Rick Bailey, a 56-year-old retired software systems engineer, told TheBlaze on Tuesday that he and his neighbor were engaged in a months-long dispute over his landscaping company. He said his neighbor would park two large, smelly “dump trucks” used for his business and other vehicles in the small cul-de-sac where they live.
Bailey said he eventually filed a complaint with the city and the neighbor was ordered to remove all dump trucks and other work-related equipment from the private residence. Though he initially complied with the city’s order, the veteran said his neighbor would sometimes bring the trucks back on some weekends, when the city was closed, “just to irritate us.”
After over two months of calm in January and February, the situation climaxed on March 16 after Bailey called police because he smelled what he thought were “toxic chemicals” coming from the neighbor’s property.
“I spend my days sitting out on my patio relaxing,” he told TheBlaze, explaining that he is severely disabled. “The smell got so bad, I had to come back to my patio and use my inhaler — so I called the police to see if anything could be done.”
When the police arrived, Bailey said he was told by police officers that the neighbor alleged he had threatened to “shoot” him, a claim he said was “bulls**t.” The very next day, March 17, the neighbor told authorities that Bailey had threatened him and filed for an “injunction against harassment.”
Bailey said he’s been trained on firearms since he was a kid and fully understands the implications of threatening to “shoot” someone, even as a joke.

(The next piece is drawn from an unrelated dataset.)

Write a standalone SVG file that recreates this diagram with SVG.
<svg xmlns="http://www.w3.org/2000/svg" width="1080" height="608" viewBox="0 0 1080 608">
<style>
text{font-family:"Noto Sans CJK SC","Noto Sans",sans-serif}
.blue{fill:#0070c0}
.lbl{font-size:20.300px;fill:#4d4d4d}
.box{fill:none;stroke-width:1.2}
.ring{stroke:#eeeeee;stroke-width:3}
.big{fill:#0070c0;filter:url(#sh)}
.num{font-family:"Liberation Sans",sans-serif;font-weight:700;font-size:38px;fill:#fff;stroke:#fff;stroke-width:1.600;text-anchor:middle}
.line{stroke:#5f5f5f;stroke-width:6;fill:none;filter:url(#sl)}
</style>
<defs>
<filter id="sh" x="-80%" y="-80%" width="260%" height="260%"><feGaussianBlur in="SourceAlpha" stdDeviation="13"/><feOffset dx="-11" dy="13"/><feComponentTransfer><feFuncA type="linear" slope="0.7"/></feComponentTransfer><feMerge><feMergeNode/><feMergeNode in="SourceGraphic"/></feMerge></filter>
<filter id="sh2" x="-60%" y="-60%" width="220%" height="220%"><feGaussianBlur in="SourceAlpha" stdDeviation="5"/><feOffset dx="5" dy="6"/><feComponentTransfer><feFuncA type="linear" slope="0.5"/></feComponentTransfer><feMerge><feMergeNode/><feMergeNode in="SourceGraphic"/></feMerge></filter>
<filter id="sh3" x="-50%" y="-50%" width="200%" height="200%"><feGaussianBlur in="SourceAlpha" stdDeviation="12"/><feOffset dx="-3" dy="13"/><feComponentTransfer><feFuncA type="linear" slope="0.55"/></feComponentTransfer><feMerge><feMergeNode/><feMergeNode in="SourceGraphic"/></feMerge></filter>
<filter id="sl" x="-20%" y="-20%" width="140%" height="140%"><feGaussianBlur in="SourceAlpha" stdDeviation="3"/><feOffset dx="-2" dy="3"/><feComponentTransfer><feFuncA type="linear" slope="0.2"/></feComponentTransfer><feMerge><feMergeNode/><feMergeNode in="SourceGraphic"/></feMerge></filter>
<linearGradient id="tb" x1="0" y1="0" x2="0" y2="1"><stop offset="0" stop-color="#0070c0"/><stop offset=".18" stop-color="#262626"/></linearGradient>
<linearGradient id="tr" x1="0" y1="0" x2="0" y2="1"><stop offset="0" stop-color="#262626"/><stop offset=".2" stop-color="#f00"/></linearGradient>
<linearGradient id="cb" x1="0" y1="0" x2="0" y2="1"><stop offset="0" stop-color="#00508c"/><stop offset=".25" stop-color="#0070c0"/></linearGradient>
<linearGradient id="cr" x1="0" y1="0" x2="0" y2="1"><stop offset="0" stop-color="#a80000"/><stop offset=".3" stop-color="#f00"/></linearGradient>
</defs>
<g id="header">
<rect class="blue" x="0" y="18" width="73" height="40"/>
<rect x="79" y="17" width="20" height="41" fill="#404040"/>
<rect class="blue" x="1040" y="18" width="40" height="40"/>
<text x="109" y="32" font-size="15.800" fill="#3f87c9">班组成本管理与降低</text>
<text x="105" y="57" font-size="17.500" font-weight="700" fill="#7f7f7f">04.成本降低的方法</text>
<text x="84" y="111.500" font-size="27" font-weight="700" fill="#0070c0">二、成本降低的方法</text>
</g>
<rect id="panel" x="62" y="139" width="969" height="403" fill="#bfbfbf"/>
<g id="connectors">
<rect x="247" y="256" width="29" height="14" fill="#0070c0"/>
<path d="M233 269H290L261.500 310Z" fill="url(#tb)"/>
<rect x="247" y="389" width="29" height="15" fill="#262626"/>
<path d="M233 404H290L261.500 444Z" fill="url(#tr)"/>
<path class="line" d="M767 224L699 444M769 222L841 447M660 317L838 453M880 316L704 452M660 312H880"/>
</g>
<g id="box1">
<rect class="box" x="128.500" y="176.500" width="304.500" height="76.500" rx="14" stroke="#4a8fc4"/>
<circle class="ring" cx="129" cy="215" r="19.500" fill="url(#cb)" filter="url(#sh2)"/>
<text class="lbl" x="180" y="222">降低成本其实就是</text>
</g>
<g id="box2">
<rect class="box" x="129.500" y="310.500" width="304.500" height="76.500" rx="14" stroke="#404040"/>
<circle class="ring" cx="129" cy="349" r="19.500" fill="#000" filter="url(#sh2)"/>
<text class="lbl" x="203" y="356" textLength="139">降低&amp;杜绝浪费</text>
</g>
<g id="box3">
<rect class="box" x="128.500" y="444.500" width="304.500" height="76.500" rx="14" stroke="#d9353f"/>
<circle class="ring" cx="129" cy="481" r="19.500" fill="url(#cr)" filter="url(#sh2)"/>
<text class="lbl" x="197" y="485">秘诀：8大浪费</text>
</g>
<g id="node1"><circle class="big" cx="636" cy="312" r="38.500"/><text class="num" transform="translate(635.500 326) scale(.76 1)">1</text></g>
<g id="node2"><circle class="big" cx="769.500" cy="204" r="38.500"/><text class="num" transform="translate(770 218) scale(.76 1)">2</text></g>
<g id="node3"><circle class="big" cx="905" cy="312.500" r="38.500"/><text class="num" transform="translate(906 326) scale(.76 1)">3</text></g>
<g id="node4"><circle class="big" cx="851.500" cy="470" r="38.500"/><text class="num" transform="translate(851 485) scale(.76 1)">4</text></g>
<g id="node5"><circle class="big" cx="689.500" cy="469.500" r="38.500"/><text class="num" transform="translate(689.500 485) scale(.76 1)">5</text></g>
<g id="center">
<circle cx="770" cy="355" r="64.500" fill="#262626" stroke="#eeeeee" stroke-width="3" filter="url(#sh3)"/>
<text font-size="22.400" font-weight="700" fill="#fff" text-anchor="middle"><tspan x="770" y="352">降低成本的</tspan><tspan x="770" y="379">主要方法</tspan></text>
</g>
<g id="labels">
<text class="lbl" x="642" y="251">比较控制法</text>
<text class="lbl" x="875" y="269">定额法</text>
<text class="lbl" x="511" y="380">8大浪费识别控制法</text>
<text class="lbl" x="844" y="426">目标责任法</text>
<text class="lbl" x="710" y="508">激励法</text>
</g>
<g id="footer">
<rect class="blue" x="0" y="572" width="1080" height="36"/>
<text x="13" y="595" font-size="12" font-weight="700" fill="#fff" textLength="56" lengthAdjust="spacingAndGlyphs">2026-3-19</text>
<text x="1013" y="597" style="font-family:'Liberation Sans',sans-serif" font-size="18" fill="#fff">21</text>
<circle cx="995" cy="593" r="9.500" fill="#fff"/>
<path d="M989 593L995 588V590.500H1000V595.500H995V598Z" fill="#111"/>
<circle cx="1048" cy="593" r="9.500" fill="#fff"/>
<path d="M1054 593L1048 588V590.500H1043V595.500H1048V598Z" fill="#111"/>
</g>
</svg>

But the protective order doesn’t even appear to mention Bailey making any gun-related threats. The neighbor alleged that Bailey threatened to “stuff me in my dump truck,” demanded that he move his trucks, and told him to move his boat to the other side of his property, according to a copy of the neighbor’s injection petition.

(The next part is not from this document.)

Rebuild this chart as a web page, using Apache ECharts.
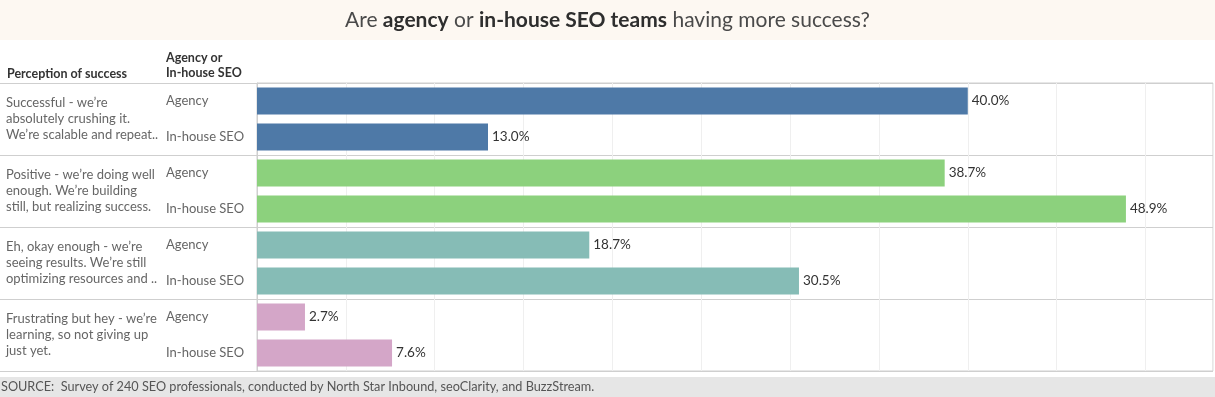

Read all of the complains the neighbor listed as reasons why he needed a protective order here:
Bailey denies threatening his neighbor. He also said he is physically incapable of harming the man due to his disability. Bailey said he was medically discharged from the Navy after four years of service due to a serious back injury. His condition eventually forced to retire from his job as well.
Still, a judge apparently found the neighbor’s allegations sufficient enough to not only issue the protective order, but to also order the confiscation of his 28 firearms. The judge attached a separate order directing officers to take Bailey’s guns and revoking his right to purchase firearms, according to documents obtained by TheBlaze.
Under “other orders,” the judge wrote: “Def shall not have/buy firearms, surrender any to Glendale PD.”
Glendale Police Department spokesman Sgt. David Vidaure confirmed to TheBlaze that police received the court order and acted on it by confiscating Bailey’s firearms. He said the police department did not play a role in the decision.
“I was totally devastated,” Bailey told TheBlaze. “I couldn’t believe something like this could happen. I had a 3-hour anxiety-slash-panic attack while officers were there and after they left. They wanted to call an ambulance.”
The Navy veteran intends to appeal the judge’s court orders and attempt to reclaim the confiscated firearm stash that took him over a decade to collect. A GoFundMe page has since been started to raise money for legal fees in the case.
Vidaure said the protective order is valid for one year, and — in theory — Bailey should get his guns back when it expires.
Bailey said he hopes his case can serve as a precedent to prevent other gun owners from having their weapons confiscated over wrongful allegations.
“I want people to be able to look it up and say, ‘This is so unjust, it should not be done, period.’ And anybody who makes false claims like this, once it’s proven, should face a federal punishment. They should be put in jail.”
Calls made to the Glendale City Court were not immediately returned.